## [DIRECTION]
Leave out every picture, then transcribe the rest of the listing exactly.

## [COLLECTED MATERIAL]
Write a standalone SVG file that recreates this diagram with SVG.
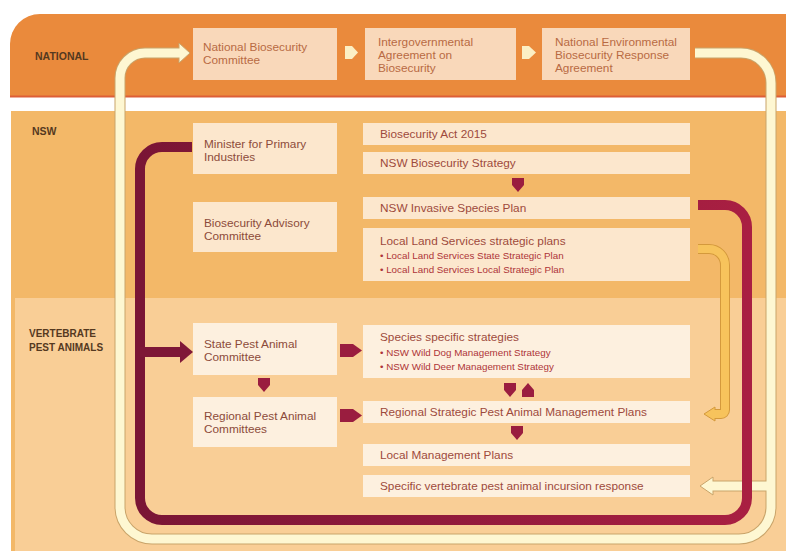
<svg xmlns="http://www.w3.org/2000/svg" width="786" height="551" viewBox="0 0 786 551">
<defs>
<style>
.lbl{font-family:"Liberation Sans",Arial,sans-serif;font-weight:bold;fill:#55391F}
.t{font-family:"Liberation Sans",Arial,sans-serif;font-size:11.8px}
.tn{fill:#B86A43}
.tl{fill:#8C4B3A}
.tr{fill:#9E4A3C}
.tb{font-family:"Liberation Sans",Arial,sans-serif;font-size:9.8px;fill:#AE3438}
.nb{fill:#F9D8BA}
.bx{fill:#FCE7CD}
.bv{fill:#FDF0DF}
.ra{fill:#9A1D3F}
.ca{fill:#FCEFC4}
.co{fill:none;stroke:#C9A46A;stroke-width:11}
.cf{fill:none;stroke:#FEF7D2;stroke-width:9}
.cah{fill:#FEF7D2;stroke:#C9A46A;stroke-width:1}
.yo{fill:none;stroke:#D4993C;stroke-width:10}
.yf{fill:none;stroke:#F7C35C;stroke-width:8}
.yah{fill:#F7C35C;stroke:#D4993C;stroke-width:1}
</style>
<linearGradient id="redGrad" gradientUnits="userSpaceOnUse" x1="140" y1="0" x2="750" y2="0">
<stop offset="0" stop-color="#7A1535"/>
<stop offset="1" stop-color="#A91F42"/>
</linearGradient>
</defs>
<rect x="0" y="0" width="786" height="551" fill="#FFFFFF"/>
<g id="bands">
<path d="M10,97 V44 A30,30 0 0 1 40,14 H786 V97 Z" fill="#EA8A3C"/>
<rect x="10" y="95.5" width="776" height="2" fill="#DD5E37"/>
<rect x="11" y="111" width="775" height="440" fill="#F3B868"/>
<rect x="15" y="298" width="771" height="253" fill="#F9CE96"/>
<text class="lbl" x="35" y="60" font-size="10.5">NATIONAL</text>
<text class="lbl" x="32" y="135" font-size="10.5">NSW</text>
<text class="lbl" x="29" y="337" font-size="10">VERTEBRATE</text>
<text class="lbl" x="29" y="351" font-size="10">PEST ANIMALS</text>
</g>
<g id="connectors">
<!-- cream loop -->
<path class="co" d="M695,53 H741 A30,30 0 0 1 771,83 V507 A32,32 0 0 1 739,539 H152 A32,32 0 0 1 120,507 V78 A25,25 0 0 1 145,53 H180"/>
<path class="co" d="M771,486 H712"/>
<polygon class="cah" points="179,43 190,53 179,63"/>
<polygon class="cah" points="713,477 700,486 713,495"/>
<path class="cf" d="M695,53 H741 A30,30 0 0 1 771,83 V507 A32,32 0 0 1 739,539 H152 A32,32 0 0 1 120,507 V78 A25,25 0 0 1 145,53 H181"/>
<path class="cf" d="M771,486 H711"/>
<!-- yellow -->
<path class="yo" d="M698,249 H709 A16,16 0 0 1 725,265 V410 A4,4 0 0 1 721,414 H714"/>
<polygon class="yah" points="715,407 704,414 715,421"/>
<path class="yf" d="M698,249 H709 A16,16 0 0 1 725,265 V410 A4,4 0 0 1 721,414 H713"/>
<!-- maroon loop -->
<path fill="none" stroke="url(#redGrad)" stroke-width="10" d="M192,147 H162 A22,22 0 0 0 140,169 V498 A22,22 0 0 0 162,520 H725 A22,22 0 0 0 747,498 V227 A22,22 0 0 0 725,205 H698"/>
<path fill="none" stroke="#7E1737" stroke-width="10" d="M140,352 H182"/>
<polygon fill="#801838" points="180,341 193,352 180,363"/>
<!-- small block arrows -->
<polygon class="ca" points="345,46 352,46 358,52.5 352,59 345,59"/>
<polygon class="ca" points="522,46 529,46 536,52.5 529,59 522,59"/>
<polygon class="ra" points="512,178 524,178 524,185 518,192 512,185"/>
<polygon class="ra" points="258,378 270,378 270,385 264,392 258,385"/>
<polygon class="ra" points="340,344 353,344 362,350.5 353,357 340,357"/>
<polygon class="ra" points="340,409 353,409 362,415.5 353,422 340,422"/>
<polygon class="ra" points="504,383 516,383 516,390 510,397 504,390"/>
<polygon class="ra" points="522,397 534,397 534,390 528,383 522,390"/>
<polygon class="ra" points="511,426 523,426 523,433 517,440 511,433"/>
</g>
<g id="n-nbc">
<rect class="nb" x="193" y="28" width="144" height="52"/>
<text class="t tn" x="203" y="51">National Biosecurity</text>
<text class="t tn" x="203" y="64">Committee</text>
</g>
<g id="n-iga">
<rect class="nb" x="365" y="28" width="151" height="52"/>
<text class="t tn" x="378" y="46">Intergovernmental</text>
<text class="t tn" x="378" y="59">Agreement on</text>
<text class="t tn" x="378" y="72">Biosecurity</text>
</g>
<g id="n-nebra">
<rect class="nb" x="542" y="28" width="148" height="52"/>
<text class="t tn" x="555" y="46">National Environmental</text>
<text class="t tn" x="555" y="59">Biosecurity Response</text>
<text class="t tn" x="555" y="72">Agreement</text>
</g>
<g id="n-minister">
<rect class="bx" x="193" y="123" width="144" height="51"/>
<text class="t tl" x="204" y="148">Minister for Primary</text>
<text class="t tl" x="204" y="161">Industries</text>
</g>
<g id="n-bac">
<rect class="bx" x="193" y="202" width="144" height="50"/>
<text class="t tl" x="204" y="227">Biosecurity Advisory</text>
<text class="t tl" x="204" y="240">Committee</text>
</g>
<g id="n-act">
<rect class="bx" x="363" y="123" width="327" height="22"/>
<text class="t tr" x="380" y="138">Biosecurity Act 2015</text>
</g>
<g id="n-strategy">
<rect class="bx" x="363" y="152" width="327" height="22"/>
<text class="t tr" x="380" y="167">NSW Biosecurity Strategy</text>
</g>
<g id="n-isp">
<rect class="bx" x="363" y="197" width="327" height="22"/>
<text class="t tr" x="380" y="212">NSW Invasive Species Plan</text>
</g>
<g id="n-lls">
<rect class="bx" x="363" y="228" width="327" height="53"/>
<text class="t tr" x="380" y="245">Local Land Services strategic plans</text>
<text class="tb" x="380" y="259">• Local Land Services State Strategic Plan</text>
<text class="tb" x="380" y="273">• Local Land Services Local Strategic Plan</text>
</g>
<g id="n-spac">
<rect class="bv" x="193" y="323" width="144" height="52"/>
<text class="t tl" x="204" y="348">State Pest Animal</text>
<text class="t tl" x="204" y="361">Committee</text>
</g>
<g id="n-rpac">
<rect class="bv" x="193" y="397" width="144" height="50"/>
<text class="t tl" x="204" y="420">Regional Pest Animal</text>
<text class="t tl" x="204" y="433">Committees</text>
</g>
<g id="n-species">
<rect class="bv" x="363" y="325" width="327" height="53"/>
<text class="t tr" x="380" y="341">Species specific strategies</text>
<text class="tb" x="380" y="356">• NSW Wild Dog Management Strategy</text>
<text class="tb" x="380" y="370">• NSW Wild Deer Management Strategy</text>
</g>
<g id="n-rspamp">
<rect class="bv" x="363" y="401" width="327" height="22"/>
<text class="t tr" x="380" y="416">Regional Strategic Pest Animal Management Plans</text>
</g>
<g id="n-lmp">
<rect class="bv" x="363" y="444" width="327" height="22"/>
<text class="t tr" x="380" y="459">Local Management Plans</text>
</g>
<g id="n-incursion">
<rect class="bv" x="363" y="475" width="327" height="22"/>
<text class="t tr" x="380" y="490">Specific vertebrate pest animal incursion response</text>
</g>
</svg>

## [THE COMPLETED TASK]
Write a standalone SVG file that recreates this diagram with SVG.
<svg xmlns="http://www.w3.org/2000/svg" width="786" height="551" viewBox="0 0 786 551">
<defs>
<style>
.lbl{font-family:"Liberation Sans",Arial,sans-serif;font-weight:bold;fill:#55391F}
.t{font-family:"Liberation Sans",Arial,sans-serif;font-size:11.8px}
.tn{fill:#B86A43}
.tl{fill:#8C4B3A}
.tr{fill:#9E4A3C}
.tb{font-family:"Liberation Sans",Arial,sans-serif;font-size:9.8px;fill:#AE3438}
.nb{fill:#F9D8BA}
.bx{fill:#FCE7CD}
.bv{fill:#FDF0DF}
.ra{fill:#9A1D3F}
.ca{fill:#FCEFC4}
.co{fill:none;stroke:#C9A46A;stroke-width:11}
.cf{fill:none;stroke:#FEF7D2;stroke-width:9}
.cah{fill:#FEF7D2;stroke:#C9A46A;stroke-width:1}
.yo{fill:none;stroke:#D4993C;stroke-width:10}
.yf{fill:none;stroke:#F7C35C;stroke-width:8}
.yah{fill:#F7C35C;stroke:#D4993C;stroke-width:1}
</style>
<linearGradient id="redGrad" gradientUnits="userSpaceOnUse" x1="140" y1="0" x2="750" y2="0">
<stop offset="0" stop-color="#7A1535"/>
<stop offset="1" stop-color="#A91F42"/>
</linearGradient>
</defs>
<rect x="0" y="0" width="786" height="551" fill="#FFFFFF"/>
<g id="bands">
<path d="M10,97 V44 A30,30 0 0 1 40,14 H786 V97 Z" fill="#EA8A3C"/>
<rect x="10" y="95.5" width="776" height="2" fill="#DD5E37"/>
<rect x="11" y="111" width="775" height="440" fill="#F3B868"/>
<rect x="15" y="298" width="771" height="253" fill="#F9CE96"/>
<text class="lbl" x="35" y="60" font-size="10.5">NATIONAL</text>
<text class="lbl" x="32" y="135" font-size="10.5">NSW</text>
<text class="lbl" x="29" y="337" font-size="10">VERTEBRATE</text>
<text class="lbl" x="29" y="351" font-size="10">PEST ANIMALS</text>
</g>
<g id="connectors">
<!-- cream loop -->
<path class="co" d="M695,53 H741 A30,30 0 0 1 771,83 V507 A32,32 0 0 1 739,539 H152 A32,32 0 0 1 120,507 V78 A25,25 0 0 1 145,53 H180"/>
<path class="co" d="M771,486 H712"/>
<polygon class="cah" points="179,43 190,53 179,63"/>
<polygon class="cah" points="713,477 700,486 713,495"/>
<path class="cf" d="M695,53 H741 A30,30 0 0 1 771,83 V507 A32,32 0 0 1 739,539 H152 A32,32 0 0 1 120,507 V78 A25,25 0 0 1 145,53 H181"/>
<path class="cf" d="M771,486 H711"/>
<!-- yellow -->
<path class="yo" d="M698,249 H709 A16,16 0 0 1 725,265 V410 A4,4 0 0 1 721,414 H714"/>
<polygon class="yah" points="715,407 704,414 715,421"/>
<path class="yf" d="M698,249 H709 A16,16 0 0 1 725,265 V410 A4,4 0 0 1 721,414 H713"/>
<!-- maroon loop -->
<path fill="none" stroke="url(#redGrad)" stroke-width="10" d="M192,147 H162 A22,22 0 0 0 140,169 V498 A22,22 0 0 0 162,520 H725 A22,22 0 0 0 747,498 V227 A22,22 0 0 0 725,205 H698"/>
<path fill="none" stroke="#7E1737" stroke-width="10" d="M140,352 H182"/>
<polygon fill="#801838" points="180,341 193,352 180,363"/>
<!-- small block arrows -->
<polygon class="ca" points="345,46 352,46 358,52.5 352,59 345,59"/>
<polygon class="ca" points="522,46 529,46 536,52.5 529,59 522,59"/>
<polygon class="ra" points="512,178 524,178 524,185 518,192 512,185"/>
<polygon class="ra" points="258,378 270,378 270,385 264,392 258,385"/>
<polygon class="ra" points="340,344 353,344 362,350.5 353,357 340,357"/>
<polygon class="ra" points="340,409 353,409 362,415.5 353,422 340,422"/>
<polygon class="ra" points="504,383 516,383 516,390 510,397 504,390"/>
<polygon class="ra" points="522,397 534,397 534,390 528,383 522,390"/>
<polygon class="ra" points="511,426 523,426 523,433 517,440 511,433"/>
</g>
<g id="n-nbc">
<rect class="nb" x="193" y="28" width="144" height="52"/>
<text class="t tn" x="203" y="51">National Biosecurity</text>
<text class="t tn" x="203" y="64">Committee</text>
</g>
<g id="n-iga">
<rect class="nb" x="365" y="28" width="151" height="52"/>
<text class="t tn" x="378" y="46">Intergovernmental</text>
<text class="t tn" x="378" y="59">Agreement on</text>
<text class="t tn" x="378" y="72">Biosecurity</text>
</g>
<g id="n-nebra">
<rect class="nb" x="542" y="28" width="148" height="52"/>
<text class="t tn" x="555" y="46">National Environmental</text>
<text class="t tn" x="555" y="59">Biosecurity Response</text>
<text class="t tn" x="555" y="72">Agreement</text>
</g>
<g id="n-minister">
<rect class="bx" x="193" y="123" width="144" height="51"/>
<text class="t tl" x="204" y="148">Minister for Primary</text>
<text class="t tl" x="204" y="161">Industries</text>
</g>
<g id="n-bac">
<rect class="bx" x="193" y="202" width="144" height="50"/>
<text class="t tl" x="204" y="227">Biosecurity Advisory</text>
<text class="t tl" x="204" y="240">Committee</text>
</g>
<g id="n-act">
<rect class="bx" x="363" y="123" width="327" height="22"/>
<text class="t tr" x="380" y="138">Biosecurity Act 2015</text>
</g>
<g id="n-strategy">
<rect class="bx" x="363" y="152" width="327" height="22"/>
<text class="t tr" x="380" y="167">NSW Biosecurity Strategy</text>
</g>
<g id="n-isp">
<rect class="bx" x="363" y="197" width="327" height="22"/>
<text class="t tr" x="380" y="212">NSW Invasive Species Plan</text>
</g>
<g id="n-lls">
<rect class="bx" x="363" y="228" width="327" height="53"/>
<text class="t tr" x="380" y="245">Local Land Services strategic plans</text>
<text class="tb" x="380" y="259">• Local Land Services State Strategic Plan</text>
<text class="tb" x="380" y="273">• Local Land Services Local Strategic Plan</text>
</g>
<g id="n-spac">
<rect class="bv" x="193" y="323" width="144" height="52"/>
<text class="t tl" x="204" y="348">State Pest Animal</text>
<text class="t tl" x="204" y="361">Committee</text>
</g>
<g id="n-rpac">
<rect class="bv" x="193" y="397" width="144" height="50"/>
<text class="t tl" x="204" y="420">Regional Pest Animal</text>
<text class="t tl" x="204" y="433">Committees</text>
</g>
<g id="n-species">
<rect class="bv" x="363" y="325" width="327" height="53"/>
<text class="t tr" x="380" y="341">Species specific strategies</text>
<text class="tb" x="380" y="356">• NSW Wild Dog Management Strategy</text>
<text class="tb" x="380" y="370">• NSW Wild Deer Management Strategy</text>
</g>
<g id="n-rspamp">
<rect class="bv" x="363" y="401" width="327" height="22"/>
<text class="t tr" x="380" y="416">Regional Strategic Pest Animal Management Plans</text>
</g>
<g id="n-lmp">
<rect class="bv" x="363" y="444" width="327" height="22"/>
<text class="t tr" x="380" y="459">Local Management Plans</text>
</g>
<g id="n-incursion">
<rect class="bv" x="363" y="475" width="327" height="22"/>
<text class="t tr" x="380" y="490">Specific vertebrate pest animal incursion response</text>
</g>
</svg>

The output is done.